The harboring of a nationally recognized theatre company to the new Tempe Center for the Arts will heighten the excitement in the growing Tempe community in economic development, childhood education and recognition for local fine arts.
Mary Ann Miller, president and CEO of the Tempe Chamber, said that the recent addition of the award-winning theatre company Childsplay could increase the quality of life in the Tempe area. She said the city has done a wonderful job of “putting things together,” by bringing “really high-quality productions” to one of the most beautiful theatres she said she has ever seen.
“I can’t even tell you how good it is,” said Miller, who has been president and chief executive of the Tempe Chamber for the past eight years. “Tempe has always been very social progressive and willing to spend money on things that would be important to the community.”
Childsplay, an award-winning theatre company celebrating their 30th anniversary season, will kick of their first year at the multi-million Tempe Center for the Arts with eight productions for the public through June 2008.
Among the productions for the 2007/2008 season are famous stories like E.B. White’s “Charlotte’s Web,” a play based on the works of Dr. Seuss called “Seussical,” Margaret Wise Brown’s “Goodnight Moon,” and Charles Dickens’ novel “A Tale of Two Cities.”
Charlotte’s Web, a Joseph Robinette adaptation from the renowned children’s story, is now playing at the TCA through Oct. 14 on Saturdays and Sundays at 1 and 4 p.m.
Steve Martin, managing director of Childsplay, said that the organization will help increase workforce development.
“Study, after study, after study, reinforces the idea that young people who participate and who are exposed to the arts make better citizens and better workforce employees,” Martin said. “That is our role at Childsplay.”
Martin said that young people who participate and are exposed to the arts have better SAT scores, communication and interpersonal skills, math and science skills.

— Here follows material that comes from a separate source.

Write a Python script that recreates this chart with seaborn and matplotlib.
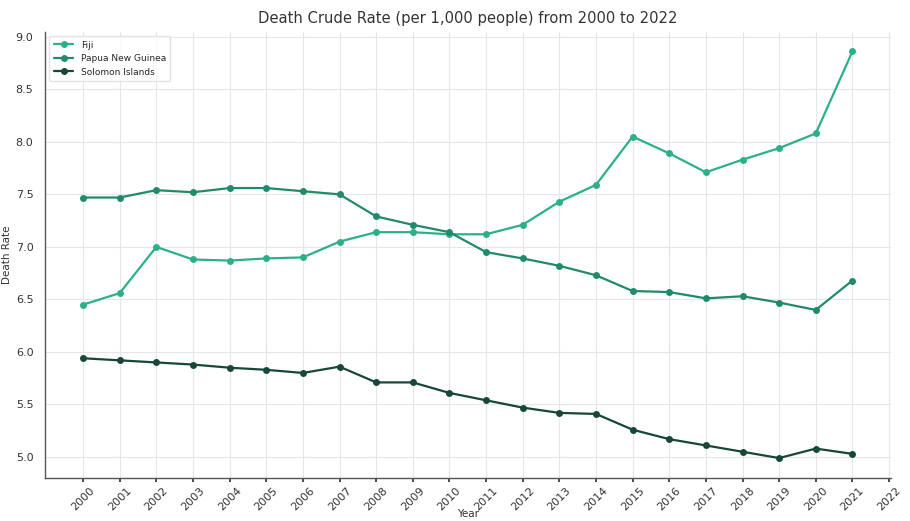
import matplotlib
matplotlib.use("Agg")
import matplotlib.pyplot as plt
import seaborn as sns
import pandas as pd

years = list(range(2000, 2022))
fiji = [6.45, 6.56, 7.00, 6.88, 6.87, 6.89, 6.90, 7.05, 7.14, 7.14, 7.12,
        7.12, 7.21, 7.43, 7.59, 8.05, 7.89, 7.71, 7.83, 7.94, 8.08, 8.86]
png = [7.47, 7.47, 7.54, 7.52, 7.56, 7.56, 7.53, 7.50, 7.29, 7.21, 7.14,
       6.95, 6.89, 6.82, 6.73, 6.58, 6.57, 6.51, 6.53, 6.47, 6.40, 6.68]
solomon = [5.94, 5.92, 5.90, 5.88, 5.85, 5.83, 5.80, 5.86, 5.71, 5.71, 5.61,
           5.54, 5.47, 5.42, 5.41, 5.26, 5.17, 5.11, 5.05, 4.99, 5.08, 5.03]
countries = ["Fiji", "Papua New Guinea", "Solomon Islands"]
colors = ["#2cb08a", "#218a6b", "#17463a"]
xticks = list(range(2000, 2023))

df = pd.DataFrame({"Year": years * 3,
                   "Rate": fiji + png + solomon,
                   "Country": [c for c in countries for _ in years]})

sns.set_theme(style="whitegrid")
plt.rcParams["font.family"] = ["DejaVu Sans"]

fig = plt.figure(figsize=(9.1, 5.21), dpi=100)
ax = fig.add_axes([0.049, 0.0825, 0.93, 0.857])

sns.lineplot(data=df, x="Year", y="Rate", hue="Country", palette=colors,
             marker="o", markersize=5, markeredgewidth=0, linewidth=1.6,
             ax=ax)

ax.set_xticks(xticks)
ax.set_xticklabels([str(t) for t in xticks], rotation=45, fontsize=8, color="#333333")
ax.tick_params(axis="y", labelsize=8, colors="#333333", pad=2)
ax.tick_params(axis="x", length=3, colors="#333333", bottom=True, pad=2)
ax.set_yticks([5.0, 5.5, 6.0, 6.5, 7.0, 7.5, 8.0, 8.5, 9.0])
ax.set_ylim(4.8, 9.05)
ax.set_xlim(1998.95, 2022.05)
ax.grid(True, color="#e6e6e6", linewidth=0.8)
for s in ["top", "right"]:
    ax.spines[s].set_visible(False)
for s in ["left", "bottom"]:
    ax.spines[s].set_color("#555555")
    ax.spines[s].set_linewidth(1.0)

ax.set_title("Death Crude Rate (per 1,000 people) from 2000 to 2022",
             fontsize=10.6, color="#333333", pad=6)
ax.set_xlabel("Year", fontsize=7.5, color="#333333", labelpad=-2)
ax.set_ylabel("Death Rate", fontsize=7.5, color="#333333", labelpad=3)

leg = ax.legend(loc="upper left", fontsize=6.5, frameon=True, borderpad=0.5,
                handlelength=2.2, labelspacing=0.5)
leg.get_frame().set_edgecolor("#dddddd")

fig.savefig("out.png", dpi=100)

The $3 million Childsplay organization will entertain more than 100,000 young people this year between September and May, and will visit 40 communities statewide this season, Martin said. It also will perform in places across northern Arizona and at the Scottsdale Center for the Performing Arts.
“All great communities all great cultures are not just defined by their businesses, but by their arts and what they do for life,” Tom Canasi, Community Services Manager for the City of Tempe, said.
Canasi said economic development is not just about dollars and cents. It is about building a community environment that not only attracts business, it also attracts people to shop and spend their dollars in Tempe.
“Look around this lake and look at the cranes going up,” Canasi said about the developing high-rises in Tempe, “that means people moving into this community and that means the dedication to Tempe’s present and Tempe’s future.”
“This place is fulfilling an important civic and social responsibility to citizens of Tempe, and our visitors,” Martin Nowakowski, public relations director of Southwest Ambulance, said. “It is as sacred as any institution of higher education. “It will enrich, enhance and increase our human experience.”